As he contemplated life without Dorneywood, the grace-and-favour Buckinghamshire house he has had to give up, Asda announced yesterday that sales of its garden croquet sets had soared by 300 per cent. The country's second biggest supermarket chain, revealed that 6,000 shoppers had bought its £9.87 and £2.96 garden kits, up from 2,000 in the corresponding week last year.
"People have seen Prescott pegging-out and have thought, 'If he can do it, so can we,' " a spokesman said. "The weather this week has been horrid compared with the same week last year, so it is not just people thinking about spending time in the garden."
It is unlikely that the set, which includes four mallets, four coloured balls, two wooden stakes and 10 hoops, featured in Pauline Prescott's trolley as she left Asda on Wednesday, laden with shopping.
But calls to the Croquet Association's inquiries line increased by half after the Dorneywood match and Harrods also reported an increase in sales of sets.
Bernard Neal, the president of the association, the governing body of croquet in Britain, said he was grateful to Mr Prescott for the unexpected publicity.
"We are delighted if this encourages people to take up the game - it is a cracking sport," said Prof Neal, a former open champion and current vice-president of the All-England Lawn Tennis and Croquet Club.
"I was rather relieved to see that his kit looked quite good. There seemed to be sturdy hoops with good clearance for the ball. But the grass was at least an inch long and as to the rules he was playing to, Lord only knows."
Mr Prescott claimed not to be familiar with the game, saying that it was all his employees' idea. He told a newspaper yesterday: "I don't know the rules.

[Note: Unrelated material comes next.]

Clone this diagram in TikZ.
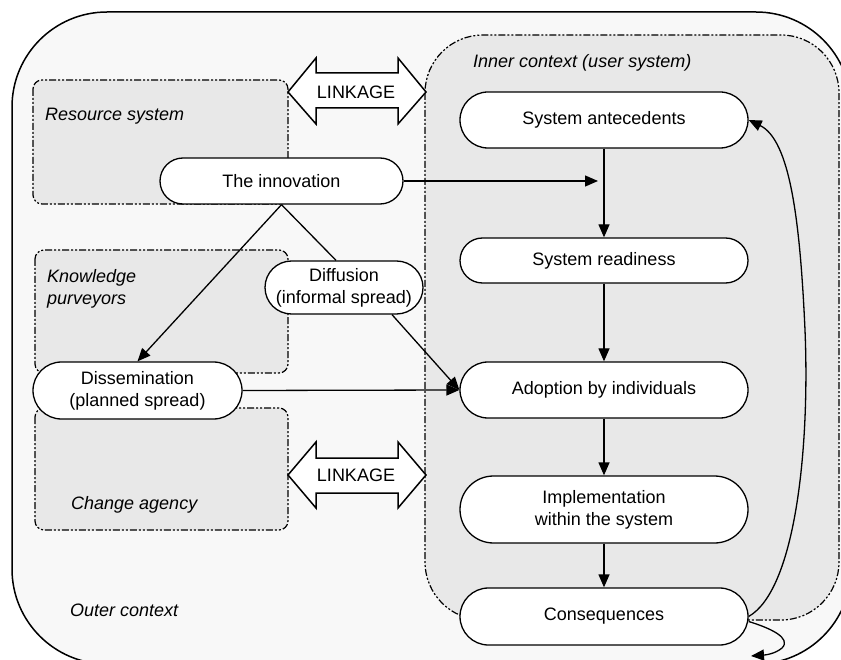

Isn't it to put through the hoop and beat the other bugger?"
Croquet experts believe that he was almost certainly playing golf croquet, the simpler, younger relative of association croquet. Both versions are regularly played by 4,000 people in Britain, 1,600 of them competitively.
The association says that interest in croquet has been growing steadily.
Prof Neal said: "It is a phenomenon of the past few years. Croquet used to mean cucumber sandwiches on vicarage lawns but now thousands of people from all walks of life play every weekend."
But if the association was happy to embrace Mr Prescott as its mascot, it was less pleased that so many people were buying cheap croquet sets.
Proper croquet sets started at around £100 and went up to £600 for "something decent", Prof Neal said. "Cheap ones are all right for mucking about on the lawn."